Yesterday, when we commented on the far stronger than expected 10Y auction, we previewed today's 30Y auction and said: "To those curious how tomorrow's 30Y auction will do: look at the repo rate on 30Y paper in the morning. If very negative, expect 3 out of 3 impressive auctions for the week."
Those who followed our advice saw that first thing today, the 30Year was trading -0.35% in repo, the most negative in the past week (while the 10Y slumped into super special territory), suggesting yet another shortage of underlying collateral as a result of abnormal shorting and what would result in another dramatic squeeze into the auction.
Sure enough, with the repo rate quite negative all day, moments ago the 30Y priced in what was likely the strongest auction of 2015 based on the the Bid to Cover, which soared from 2.2 to 2.54, the highest since December. The yield priced at 3.138%, 0.9 bps through the When Issued as a result of a jump in Indirect, who took down 52.0%, the most since last July's 53.2%, leaving 14.4% to Directs and just 33.6% to Dealers, the least since December.

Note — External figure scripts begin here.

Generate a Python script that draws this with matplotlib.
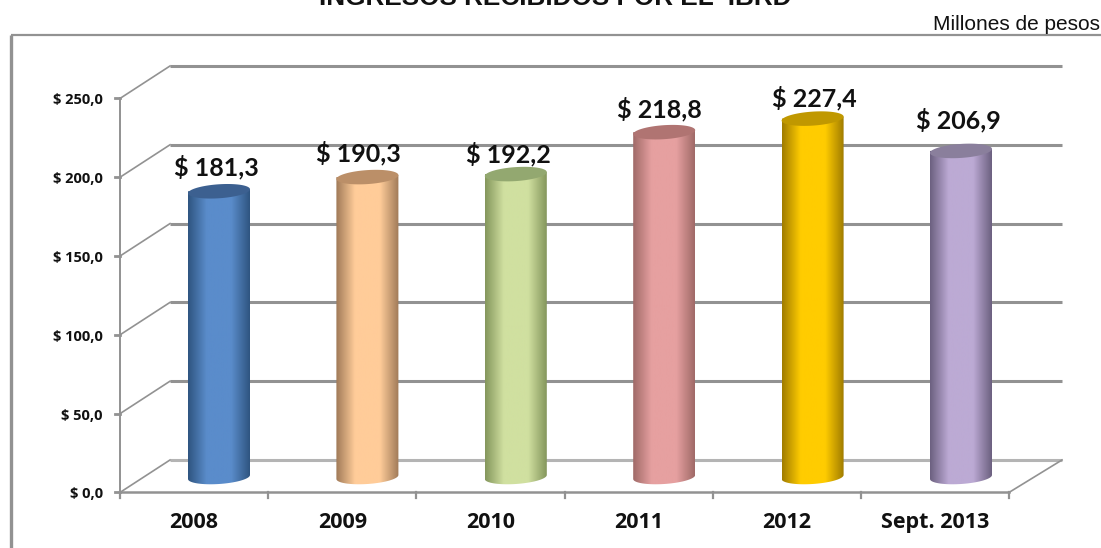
import numpy as np
import matplotlib
matplotlib.use('Agg')
import matplotlib.pyplot as plt
from matplotlib.colors import LinearSegmentedColormap
from matplotlib.patches import PathPatch
from matplotlib.path import Path

# data
categories = ['2008', '2009', '2010', '2011', '2012', 'Sept. 2013']
values = [181.3, 190.3, 192.2, 218.8, 227.4, 206.9]
labels = ['$ 181,3', '$ 190,3', '$ 192,2', '$ 218,8', '$ 227,4', '$ 206,9']
y_ticks = [0, 50, 100, 150, 200, 250]
y_tick_labels = ['$ 0,0', '$ 50,0', '$ 100,0', '$ 150,0', '$ 200,0', '$ 250,0']
edge_colors = ['#2f5580', '#a07a58', '#84965c', '#a06a68', '#a07c00', '#6c6080']
mid_colors = ['#5a8ccb', '#ffcc99', '#d0e0a0', '#e6a0a0', '#ffcc00', '#bcaad4']
top_colors = ['#3c6090', '#bb8f68', '#93a870', '#b07472', '#c09800', '#8a7f9c']

# labels were nudged by hand in the original (pixels)
label_dx = [-3, -9, -7, -5, 2, -3]
label_dy = [24, 24, 20, 23, 20, 31]

# px -> data mapping: category i is at 219+148.4*i, value v at 477-1.576*v
PX_X = 148.4
PX_Y = 1.576
GREY = '#929292'
FRONT_DY = -9.8
BACK_DY = 10.8
BAR_W = 62 / PX_X
ELL_H = 14 / PX_Y
SHEAR = (4 / PX_Y) / BAR_W

fig = plt.figure(figsize=(11.01, 5.48), dpi=100)
ax = fig.add_axes([0, 0, 1, 1])
ax.axis('off')


def px(x, y):
    return (x - 219) / PX_X, (477 - y) / PX_Y


# outer frame (only left and top show)
x0, y0 = px(11, 35)
x1, y1 = px(1101, 548)
ax.plot([x0, x0], [y1, y0], color=GREY, lw=2.4, solid_capstyle='butt')
ax.plot([x0, x1], [y0, y0], color=GREY, lw=1.6, solid_capstyle='butt')

# floor and walls
fx0 = px(120, 0)[0]
fx1 = px(1009, 0)[0]
bx0 = px(170, 0)[0]
bx1 = px(1062, 0)[0]
for v, lab in zip(y_ticks, y_tick_labels):
    ax.plot([bx0, bx1], [v + BACK_DY, v + BACK_DY], color=GREY if v else '#b4b4b4',
            lw=2.2, solid_capstyle='butt', zorder=1)
    ax.plot([fx0, bx0], [v + FRONT_DY, v + BACK_DY], color=GREY, lw=1.2, zorder=1)
    ax.plot([fx0 - 5 / PX_X, fx0], [v + FRONT_DY, v + FRONT_DY], color=GREY, lw=2, zorder=1)
    ax.text(fx0 - 17 / PX_X, v + FRONT_DY - 1.2, lab, ha='right', va='center',
            fontsize=10.5, fontweight='bold', family='Open Sans', color='#111111')
ax.plot([fx0, fx0], [FRONT_DY - 5 / PX_Y, 250 + FRONT_DY], color=GREY, lw=1.4, zorder=1)
ax.plot([fx0, fx1], [FRONT_DY, FRONT_DY], color=GREY, lw=1.8, zorder=1)
ax.plot([fx1, bx1], [FRONT_DY, BACK_DY], color=GREY, lw=1.2, zorder=1)
for i in range(7):
    tx = fx0 + i * (fx1 - fx0) / 6
    ax.plot([tx, tx], [FRONT_DY - 6 / PX_Y, FRONT_DY], color=GREY, lw=1.6, zorder=1)

# cylinders
grad = np.linspace(0, 1, 128).reshape(1, -1)
t = np.linspace(0, 2 * np.pi, 81)
for i, (v, name, lab) in enumerate(zip(values, categories, labels)):
    cmap = LinearSegmentedColormap.from_list('c' + str(i), [
        (0, edge_colors[i]), (0.3, mid_colors[i]), (0.7, mid_colors[i]), (1, edge_colors[i])])
    left = i - BAR_W / 2
    right = i + BAR_W / 2
    ex = np.cos(t) * BAR_W / 2
    ey = SHEAR * ex + np.sin(t) * ELL_H / 2
    # lower half of the base ellipse, then up to the top rim
    low = t[40:]
    bx = np.cos(low) * BAR_W / 2
    by = SHEAR * bx + np.sin(low) * ELL_H / 2
    verts = [(left, v - SHEAR * BAR_W / 2)] + list(zip(i + bx, by)) + [(right, v + SHEAR * BAR_W / 2), (left, v)]
    clip = PathPatch(Path(verts), transform=ax.transData, fc='none', ec='none')
    ax.add_patch(clip)
    im = ax.imshow(grad, cmap=cmap, extent=[left, right, -ELL_H, v + ELL_H], aspect='auto', zorder=2)
    im.set_clip_path(clip)
    ax.fill(i + ex, v + ey, fc=top_colors[i], ec='none', zorder=3)
    ax.text(i + label_dx[i] / PX_X, v + label_dy[i] / PX_Y, lab, ha='center', va='center', fontsize=18,
            fontweight='bold', family='Lato', color='#111111', zorder=4)
    ax.text(fx0 + (i + 0.5) * (fx1 - fx0) / 6, FRONT_DY - 19, name, ha='center', va='center',
            fontsize=15.5, fontweight='bold', family='Open Sans', color='#111111')

ax.set_xlim(-219 / PX_X, (1101 - 219) / PX_X)
ax.set_ylim((477 - 548) / PX_Y, 477 / PX_Y)

# title is cut by the top edge in the original too
fig.text(555 / 1101, 1 - 5 / 548, 'INGRESOS RECIBIDOS POR EL  IBRD', ha='center', va='baseline',
         fontsize=18.8, fontweight='bold', family='Liberation Sans', color='#111111')
fig.text(1100 / 1101, 1 - 24 / 548, 'Millones de pesos', ha='right', va='center',
         fontsize=15, family='Liberation Sans', color='#111111')

fig.savefig('out.png', dpi=100)
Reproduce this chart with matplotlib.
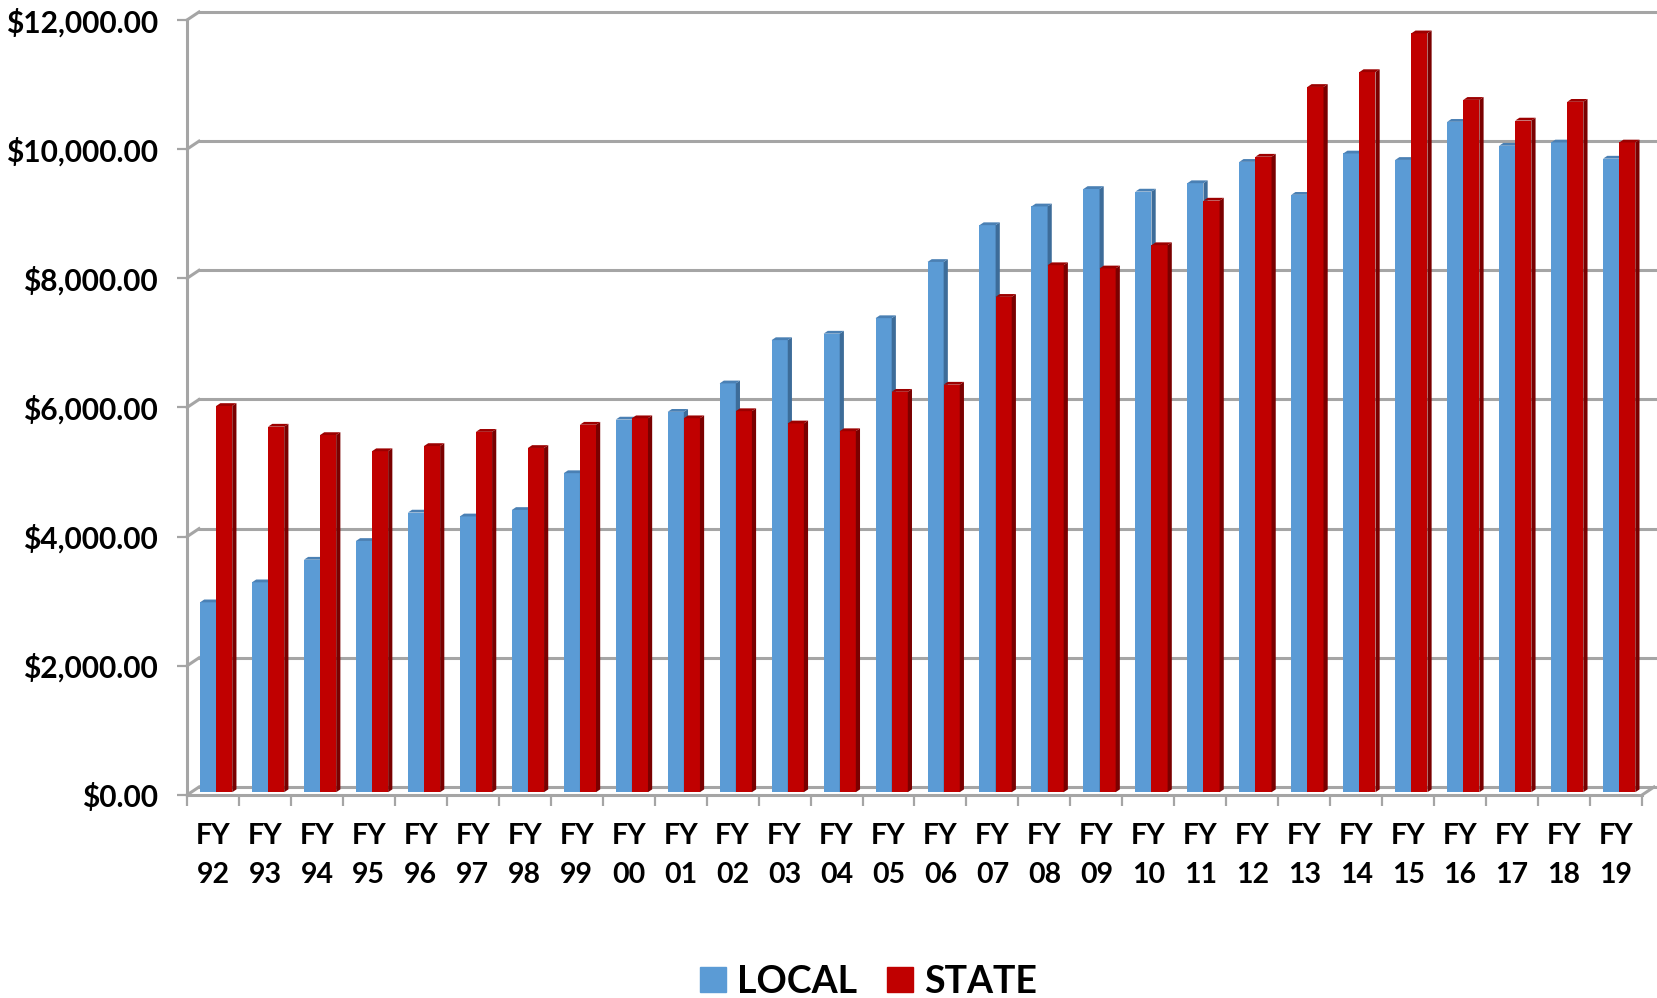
import matplotlib
matplotlib.use("Agg")
import matplotlib.pyplot as plt
from matplotlib.patches import Polygon, Patch

plt.rcParams['font.family'] = ['Lato', 'DejaVu Sans']

years = ['92', '93', '94', '95', '96', '97', '98', '99', '00', '01', '02', '03', '04', '05',
         '06', '07', '08', '09', '10', '11', '12', '13', '14', '15', '16', '17', '18', '19']
local = [2940, 3250, 3600, 3890, 4330, 4270, 4370, 4940, 5770, 5890, 6330, 7000, 7100, 7340,
         8210, 8780, 9070, 9340, 9300, 9430, 9760, 9250, 9890, 9790, 10380, 10010, 10060, 9810]
state = [5980, 5660, 5530, 5280, 5360, 5580, 5330, 5690, 5790, 5790, 5900, 5710, 5590, 6200,
         6310, 7670, 8160, 8110, 8470, 9160, 9840, 10920, 11150, 11750, 10720, 10400, 10690, 10060]
yticks = [0, 2000, 4000, 6000, 8000, 10000, 12000]

n = len(years)
fig = plt.figure(figsize=(16.58, 9.98), dpi=100)
# axes = front plane of the fake 3d box
ax = fig.add_axes([187 / 1658, (998 - 795) / 998, 1455 / 1658, 775 / 998])
ax.set_xlim(-0.5, n - 0.5)
ax.set_ylim(0, 12000)
for s in ax.spines.values():
    s.set_visible(False)

px_x = 1455 / n          # pixels per category
px_y = 775 / 12000       # pixels per dollar
DX = 12 / px_x           # depth offset of the back wall
DY = 8 / px_y
grid_c = '#a5a5a5'

# back wall gridlines + left wall diagonals
for v in yticks:
    ax.plot([-0.5 + DX, n - 0.5 + DX + 0.2], [v + DY, v + DY], color=grid_c, lw=2.2, clip_on=False, zorder=1)
    ax.plot([-0.5, -0.5 + DX], [v, v + DY], color=grid_c, lw=2.2, clip_on=False, zorder=1)
ax.plot([-0.5, -0.5], [0, 12000], color=grid_c, lw=2.2, clip_on=False, zorder=1)
# floor
ax.plot([-0.5, n - 0.5], [0, 0], color=grid_c, lw=2.2, clip_on=False, zorder=1)
ax.plot([n - 0.5, n - 0.5 + DX], [0, DY], color=grid_c, lw=2.2, clip_on=False, zorder=1)

# bars
w = 0.31
f = 0.35     # depth position of bar fronts
bd = 0.35    # bar depth
ox, oy = f * DX, f * DY
ddx, ddy = bd * DX, bd * DY


def bar3d(x0, v, front, side, top):
    x1 = x0 + w
    ax.add_patch(Polygon([(x0, oy), (x1, oy), (x1, v + oy), (x0, v + oy)],
                         closed=True, fc=front, ec='none', zorder=3, clip_on=False))
    ax.add_patch(Polygon([(x1, oy), (x1 + ddx, oy + ddy), (x1 + ddx, v + oy + ddy), (x1, v + oy)],
                         closed=True, fc=side, ec='none', zorder=3, clip_on=False))
    ax.add_patch(Polygon([(x0, v + oy), (x0 + ddx, v + oy + ddy), (x1 + ddx, v + oy + ddy), (x1, v + oy)],
                         closed=True, fc=top, ec='none', zorder=3, clip_on=False))


for i in range(n):
    bar3d(i - w + ox - 0.02, local[i], '#5b9bd5', '#3d6c99', '#4a80b4')
    bar3d(i + ox - 0.02, state[i], '#c00000', '#7a0000', '#9c0000')

# ticks and labels
ax.set_yticks(yticks)
ax.set_yticklabels(['${:,.2f}'.format(v) for v in yticks], fontsize=21.5, fontweight='bold')
ax.set_xticks(range(n))
ax.set_xticklabels(['FY\n' + y for y in years], fontsize=20.5, fontweight='bold', linespacing=1.62)
ax.set_xticks([i - 0.5 for i in range(n + 1)], minor=True)
ax.tick_params(axis='x', which='major', length=0, pad=20)
ax.tick_params(axis='x', which='minor', length=8, width=1.6, color=grid_c)
ax.tick_params(axis='y', length=7, width=1.6, color=grid_c, pad=14)

handles = [Patch(color='#5b9bd5', label='LOCAL'), Patch(color='#c00000', label='STATE')]
fig.legend(handles=handles, loc='center', bbox_to_anchor=(0.524, 0.0165), ncol=2, frameon=False,
           prop={'size': 27, 'weight': 'bold'}, handlelength=0.68, handleheight=0.68,
           handletextpad=0.3, columnspacing=0.8, borderpad=0)

fig.savefig('out.png', dpi=100)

And with that, this week's trio of auctions concludes on a very strong note, with shorts who had hoped the auctions would be a disaster punched in the face. More importantly, in the illiquid bond market one can now discern a clear pattern that any time the short overhang results in negative repo rates, it virtually assures strong auctions. And since collateral scarcity has never been worse due to the Fed and other central banks, expect repo to be negative for a long, long time.